§ Task to complete:
Once the pictures are set aside, transcribe the remaining data exactly.

+++

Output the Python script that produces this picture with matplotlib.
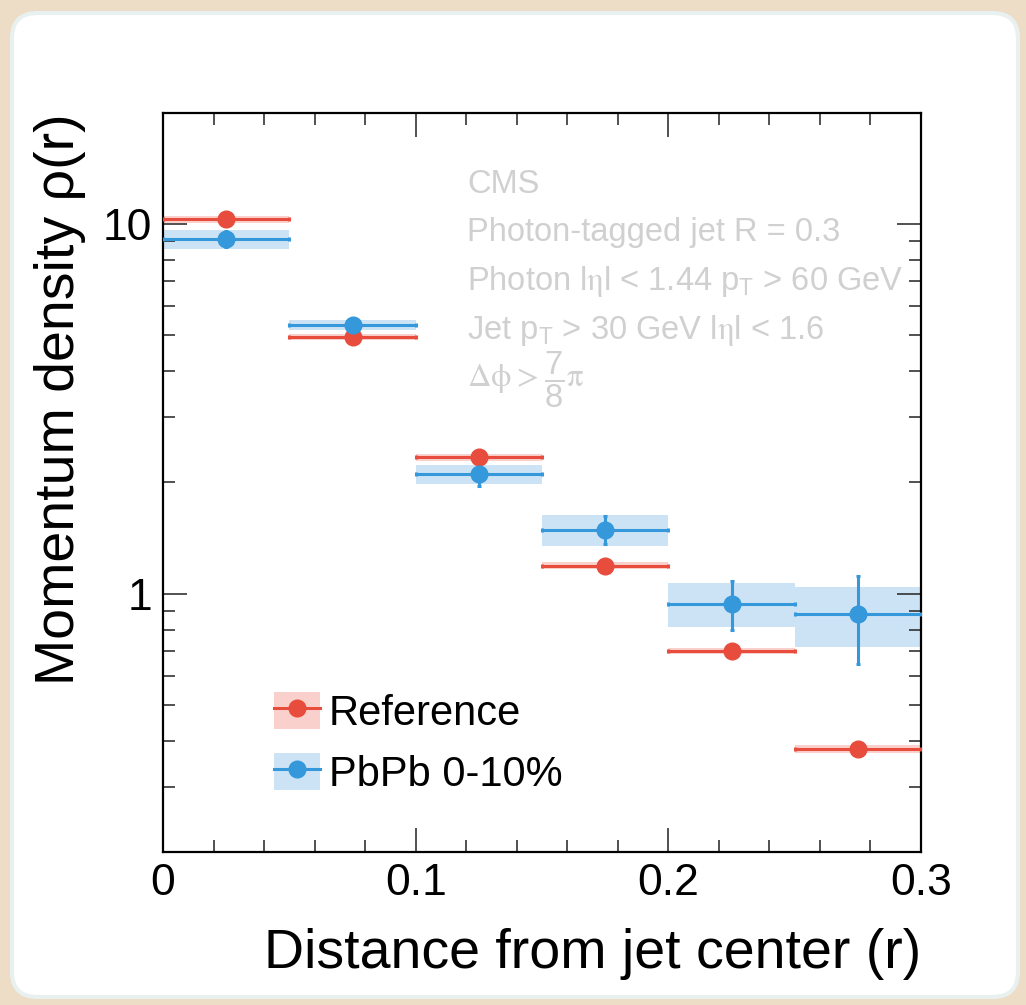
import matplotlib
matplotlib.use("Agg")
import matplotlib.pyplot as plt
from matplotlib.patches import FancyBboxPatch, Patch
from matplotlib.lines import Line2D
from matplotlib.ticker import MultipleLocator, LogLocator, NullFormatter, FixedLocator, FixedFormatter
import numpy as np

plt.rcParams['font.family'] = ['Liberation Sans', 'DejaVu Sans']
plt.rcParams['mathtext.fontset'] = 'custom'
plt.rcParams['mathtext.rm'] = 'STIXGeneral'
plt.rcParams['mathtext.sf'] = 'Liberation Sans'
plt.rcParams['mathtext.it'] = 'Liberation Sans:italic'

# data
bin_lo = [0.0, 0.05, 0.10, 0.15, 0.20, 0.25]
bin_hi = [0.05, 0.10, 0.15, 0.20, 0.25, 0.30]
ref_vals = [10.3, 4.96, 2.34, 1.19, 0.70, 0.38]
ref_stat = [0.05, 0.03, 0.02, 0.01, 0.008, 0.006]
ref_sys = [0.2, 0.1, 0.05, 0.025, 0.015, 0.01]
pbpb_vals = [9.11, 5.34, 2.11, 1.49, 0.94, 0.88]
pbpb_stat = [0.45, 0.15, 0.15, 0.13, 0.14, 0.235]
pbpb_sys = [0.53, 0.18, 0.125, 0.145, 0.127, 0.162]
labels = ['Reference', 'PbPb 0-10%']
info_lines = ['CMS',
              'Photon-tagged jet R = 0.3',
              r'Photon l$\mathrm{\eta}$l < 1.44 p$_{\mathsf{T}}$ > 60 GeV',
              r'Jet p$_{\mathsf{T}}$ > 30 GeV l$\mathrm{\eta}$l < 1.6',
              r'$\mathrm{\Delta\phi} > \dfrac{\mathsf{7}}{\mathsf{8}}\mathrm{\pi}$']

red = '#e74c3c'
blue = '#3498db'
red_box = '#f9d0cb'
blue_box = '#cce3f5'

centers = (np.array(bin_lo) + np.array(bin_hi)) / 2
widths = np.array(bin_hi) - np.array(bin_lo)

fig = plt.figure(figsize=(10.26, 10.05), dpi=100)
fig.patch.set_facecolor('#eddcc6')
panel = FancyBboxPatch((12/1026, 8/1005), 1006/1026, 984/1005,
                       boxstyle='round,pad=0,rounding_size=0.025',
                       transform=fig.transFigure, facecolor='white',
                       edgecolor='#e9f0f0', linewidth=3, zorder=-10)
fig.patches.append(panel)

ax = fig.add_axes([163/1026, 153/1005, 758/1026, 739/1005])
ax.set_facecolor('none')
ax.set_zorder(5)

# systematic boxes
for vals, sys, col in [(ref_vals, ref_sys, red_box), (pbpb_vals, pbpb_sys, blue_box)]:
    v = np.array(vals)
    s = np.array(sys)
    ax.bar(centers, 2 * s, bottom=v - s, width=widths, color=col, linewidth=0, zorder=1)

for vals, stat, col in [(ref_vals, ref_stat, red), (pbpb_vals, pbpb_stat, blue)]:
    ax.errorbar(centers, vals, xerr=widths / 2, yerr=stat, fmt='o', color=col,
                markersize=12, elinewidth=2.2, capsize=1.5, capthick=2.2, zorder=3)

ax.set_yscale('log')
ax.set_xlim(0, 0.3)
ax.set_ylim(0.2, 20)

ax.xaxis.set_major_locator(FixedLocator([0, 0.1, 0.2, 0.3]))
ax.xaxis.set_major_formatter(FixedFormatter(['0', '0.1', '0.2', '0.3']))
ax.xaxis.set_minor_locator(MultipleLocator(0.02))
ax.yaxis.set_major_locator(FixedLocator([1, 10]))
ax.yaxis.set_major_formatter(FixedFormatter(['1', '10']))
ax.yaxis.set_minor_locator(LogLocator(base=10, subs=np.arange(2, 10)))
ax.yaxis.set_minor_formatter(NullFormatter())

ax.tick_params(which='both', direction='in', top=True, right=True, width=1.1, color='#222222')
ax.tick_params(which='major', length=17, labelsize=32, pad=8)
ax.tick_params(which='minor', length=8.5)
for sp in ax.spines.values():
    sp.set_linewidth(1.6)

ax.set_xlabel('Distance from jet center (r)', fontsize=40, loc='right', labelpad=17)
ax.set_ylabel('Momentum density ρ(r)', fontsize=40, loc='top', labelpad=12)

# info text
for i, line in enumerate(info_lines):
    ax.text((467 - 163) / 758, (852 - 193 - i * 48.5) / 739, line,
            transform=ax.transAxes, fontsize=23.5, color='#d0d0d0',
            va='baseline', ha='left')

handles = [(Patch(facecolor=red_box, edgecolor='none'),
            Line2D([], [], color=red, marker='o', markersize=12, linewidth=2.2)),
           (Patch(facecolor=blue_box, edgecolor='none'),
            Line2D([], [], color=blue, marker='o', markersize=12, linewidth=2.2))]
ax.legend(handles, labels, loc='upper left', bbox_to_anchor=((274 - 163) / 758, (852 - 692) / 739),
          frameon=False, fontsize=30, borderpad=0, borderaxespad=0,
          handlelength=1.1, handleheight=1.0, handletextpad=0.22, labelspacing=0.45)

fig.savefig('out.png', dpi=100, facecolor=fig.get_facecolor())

+++

§ Response to the exercise:
Output the Python script that produces this picture with matplotlib.
import matplotlib
matplotlib.use("Agg")
import matplotlib.pyplot as plt
from matplotlib.patches import FancyBboxPatch, Patch
from matplotlib.lines import Line2D
from matplotlib.ticker import MultipleLocator, LogLocator, NullFormatter, FixedLocator, FixedFormatter
import numpy as np

plt.rcParams['font.family'] = ['Liberation Sans', 'DejaVu Sans']
plt.rcParams['mathtext.fontset'] = 'custom'
plt.rcParams['mathtext.rm'] = 'STIXGeneral'
plt.rcParams['mathtext.sf'] = 'Liberation Sans'
plt.rcParams['mathtext.it'] = 'Liberation Sans:italic'

# data
bin_lo = [0.0, 0.05, 0.10, 0.15, 0.20, 0.25]
bin_hi = [0.05, 0.10, 0.15, 0.20, 0.25, 0.30]
ref_vals = [10.3, 4.96, 2.34, 1.19, 0.70, 0.38]
ref_stat = [0.05, 0.03, 0.02, 0.01, 0.008, 0.006]
ref_sys = [0.2, 0.1, 0.05, 0.025, 0.015, 0.01]
pbpb_vals = [9.11, 5.34, 2.11, 1.49, 0.94, 0.88]
pbpb_stat = [0.45, 0.15, 0.15, 0.13, 0.14, 0.235]
pbpb_sys = [0.53, 0.18, 0.125, 0.145, 0.127, 0.162]
labels = ['Reference', 'PbPb 0-10%']
info_lines = ['CMS',
              'Photon-tagged jet R = 0.3',
              r'Photon l$\mathrm{\eta}$l < 1.44 p$_{\mathsf{T}}$ > 60 GeV',
              r'Jet p$_{\mathsf{T}}$ > 30 GeV l$\mathrm{\eta}$l < 1.6',
              r'$\mathrm{\Delta\phi} > \dfrac{\mathsf{7}}{\mathsf{8}}\mathrm{\pi}$']

red = '#e74c3c'
blue = '#3498db'
red_box = '#f9d0cb'
blue_box = '#cce3f5'

centers = (np.array(bin_lo) + np.array(bin_hi)) / 2
widths = np.array(bin_hi) - np.array(bin_lo)

fig = plt.figure(figsize=(10.26, 10.05), dpi=100)
fig.patch.set_facecolor('#eddcc6')
panel = FancyBboxPatch((12/1026, 8/1005), 1006/1026, 984/1005,
                       boxstyle='round,pad=0,rounding_size=0.025',
                       transform=fig.transFigure, facecolor='white',
                       edgecolor='#e9f0f0', linewidth=3, zorder=-10)
fig.patches.append(panel)

ax = fig.add_axes([163/1026, 153/1005, 758/1026, 739/1005])
ax.set_facecolor('none')
ax.set_zorder(5)

# systematic boxes
for vals, sys, col in [(ref_vals, ref_sys, red_box), (pbpb_vals, pbpb_sys, blue_box)]:
    v = np.array(vals)
    s = np.array(sys)
    ax.bar(centers, 2 * s, bottom=v - s, width=widths, color=col, linewidth=0, zorder=1)

for vals, stat, col in [(ref_vals, ref_stat, red), (pbpb_vals, pbpb_stat, blue)]:
    ax.errorbar(centers, vals, xerr=widths / 2, yerr=stat, fmt='o', color=col,
                markersize=12, elinewidth=2.2, capsize=1.5, capthick=2.2, zorder=3)

ax.set_yscale('log')
ax.set_xlim(0, 0.3)
ax.set_ylim(0.2, 20)

ax.xaxis.set_major_locator(FixedLocator([0, 0.1, 0.2, 0.3]))
ax.xaxis.set_major_formatter(FixedFormatter(['0', '0.1', '0.2', '0.3']))
ax.xaxis.set_minor_locator(MultipleLocator(0.02))
ax.yaxis.set_major_locator(FixedLocator([1, 10]))
ax.yaxis.set_major_formatter(FixedFormatter(['1', '10']))
ax.yaxis.set_minor_locator(LogLocator(base=10, subs=np.arange(2, 10)))
ax.yaxis.set_minor_formatter(NullFormatter())

ax.tick_params(which='both', direction='in', top=True, right=True, width=1.1, color='#222222')
ax.tick_params(which='major', length=17, labelsize=32, pad=8)
ax.tick_params(which='minor', length=8.5)
for sp in ax.spines.values():
    sp.set_linewidth(1.6)

ax.set_xlabel('Distance from jet center (r)', fontsize=40, loc='right', labelpad=17)
ax.set_ylabel('Momentum density ρ(r)', fontsize=40, loc='top', labelpad=12)

# info text
for i, line in enumerate(info_lines):
    ax.text((467 - 163) / 758, (852 - 193 - i * 48.5) / 739, line,
            transform=ax.transAxes, fontsize=23.5, color='#d0d0d0',
            va='baseline', ha='left')

handles = [(Patch(facecolor=red_box, edgecolor='none'),
            Line2D([], [], color=red, marker='o', markersize=12, linewidth=2.2)),
           (Patch(facecolor=blue_box, edgecolor='none'),
            Line2D([], [], color=blue, marker='o', markersize=12, linewidth=2.2))]
ax.legend(handles, labels, loc='upper left', bbox_to_anchor=((274 - 163) / 758, (852 - 692) / 739),
          frameon=False, fontsize=30, borderpad=0, borderaxespad=0,
          handlelength=1.1, handleheight=1.0, handletextpad=0.22, labelspacing=0.45)

fig.savefig('out.png', dpi=100, facecolor=fig.get_facecolor())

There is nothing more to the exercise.